Cap leans down and kisses him, and the kiss turns quickly messy. When it’s over, Cap starts to move, and Barnes eagerly braces his feet against Cap’s flanks, encouraging his tentative thrusts. It’s so good, so hot and tight, Cap worries about coming first. He decides to make sure that doesn’t happen.

“C’mon, doll, I wanna see you come now. Will you come for me while I fuck you?” Soon his thrusts are long and deep, getting progressively harder as Barnes signals that’s what he wants.

“Fuck! Cap… Steve… Feels so fuckin’ good! I’m gonna come,” Barnes cries.
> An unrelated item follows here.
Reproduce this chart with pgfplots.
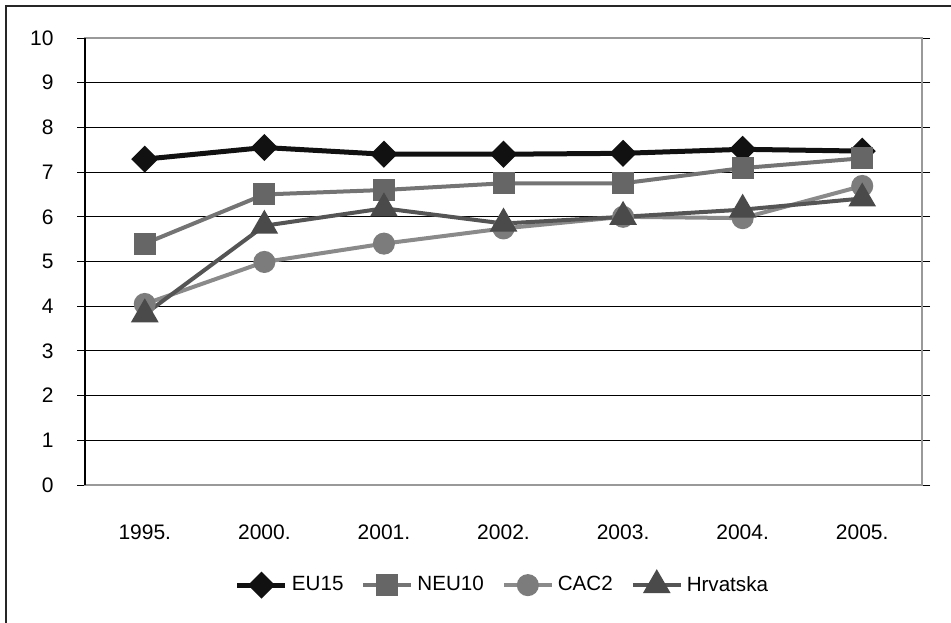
\documentclass[border=0pt]{standalone}
\usepackage{fontspec}
\setmainfont{Liberation Sans}
\usepackage{pgfplots}
\pgfplotsset{compat=1.18}
\definecolor{ceu}{HTML}{111111}
\definecolor{cneu}{HTML}{666666}
\definecolor{cneul}{HTML}{747474}
\definecolor{ccac}{HTML}{7C7C7C}
\definecolor{ccacl}{HTML}{8A8A8A}
\definecolor{chr}{HTML}{4A4A4A}
\definecolor{chrl}{HTML}{555555}
\begin{document}
\fontsize{10.5bp}{12bp}\selectfont
\begin{tikzpicture}
% outer frame (cropped at right and bottom like the reference)
\draw[line width=0.75bp, black!85] (3bp,-3bp) rectangle (490bp,-330bp);
\begin{axis}[
    at={(42.5bp,-242.5bp)}, anchor=south west,
    width=418.5bp, height=223.5bp, scale only axis,
    xmin=-0.5, xmax=6.5, ymin=0, ymax=10,
    xtick={0,...,6},
    xticklabels={1995.,2000.,2001.,2002.,2003.,2004.,2005.},
    minor xtick={-0.5,0.5,...,6.5},
    ytick={0,...,10},
    ymajorgrids,
    major grid style={black, line width=0.5bp},
    axis line style={gray!80, line width=0.6bp},
    tick align=outside,
    major tick length=4bp, minor tick length=4bp,
    xtick style={draw=none},
    minor x tick style={black, line width=0.5bp},
    ytick style={black, line width=0.5bp},
    /pgf/number format/assume math mode=true,
    yticklabel style={anchor=east, inner sep=0pt, xshift=-11.5bp},
    xticklabel style={anchor=base, inner sep=0pt, yshift=-23bp},
    legend style={at={(0.5,-0.224)}, anchor=center, draw=none, fill=none,
        legend columns=-1, font=\fontsize{10.3bp}{12bp}\selectfont,
        /tikz/every even column/.append style={column sep=7bp}},
    legend image code/.code={\draw[mark repeat=2, mark phase=2]
        plot coordinates {(0bp,0bp) (12bp,0bp) (24bp,0bp)};},
    clip=false,
]
\draw[black, line width=0.6bp] (rel axis cs:0,0) -- (rel axis cs:0,1);
\addplot[ceu, line width=2.5bp, mark=square*, mark size=3.54bp,
    mark options={rotate=45, solid, fill=ceu}]
    coordinates {(0,7.29) (1,7.55) (2,7.40) (3,7.40) (4,7.42) (5,7.51) (6,7.47)};
\addplot[cneul, line width=2bp, mark=square*, mark size=4.5bp,
    mark options={solid, draw=cneu, fill=cneu}]
    coordinates {(0,5.40) (1,6.50) (2,6.60) (3,6.75) (4,6.75) (5,7.09) (6,7.31)};
\addplot[ccacl, line width=2bp, mark=*, mark size=4.5bp,
    mark options={solid, draw=ccac, fill=ccac}]
    coordinates {(0,4.05) (1,4.99) (2,5.40) (3,5.74) (4,6.00) (5,5.97) (6,6.69)};
\addplot[chrl, line width=2bp, mark=triangle*, mark size=6bp,
    mark options={solid, draw=chr, fill=chr}]
    coordinates {(0,3.82) (1,5.80) (2,6.19) (3,5.85) (4,6.00) (5,6.16) (6,6.41)};
\legend{EU15, NEU10, CAC2, Hrvatska}
\end{axis}
\pgfresetboundingbox
\path[use as bounding box] (0bp,0bp) rectangle (475.5bp,-311.5bp);
\end{tikzpicture}
\end{document}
“That’s right, doll,” Cap grunts through gritted teeth. He lifts up to reach for Barnes’s impossibly hard dick between them, but Barnes makes a negative noise and pulls him back down onto him. 

“Just you. Just your cock in me.”

As if Cap wasn’t already having trouble holding off his orgasm watching this gorgeous man thrash and babble with need while Cap pounds into him. 

Luckily for Cap, Barnes shudders convulsively at that moment and gives a strangled scream as he digs his fingers into Cap’s ass and bites down on his shoulder. He’s coming hard, shooting what feels like a deluge of hot seed between them. Barnes hisses an inarticulate string of filthy nonsense interspersed with cries as he jerks with wave after wave of pleasure. 

When Cap hears his own name in there, it’s too much. He’s helpless to stop the spasm of ecstasy that grabs old of him and carries him, screaming, over the edge. He explodes into Barnes, grinding down so hard it has to hurt, although Barnes seems beyond feeling that right now. Cap pumps into him, just letting the idea that he’s fucking Jim Barnes, unloading into him while Jim’s still shaking from his own orgasm, pull shudder after shudder of pleasure through him. 

Привет Hi, Hello.

Я в порядке I’m all right.

Мне это не нужно I don’t need that.

Ну и что? Так проще. So what? It’s just easier.

**Notes for the Chapter:**

> Whoo. Is it hot in here, or is it Cap and Barnes?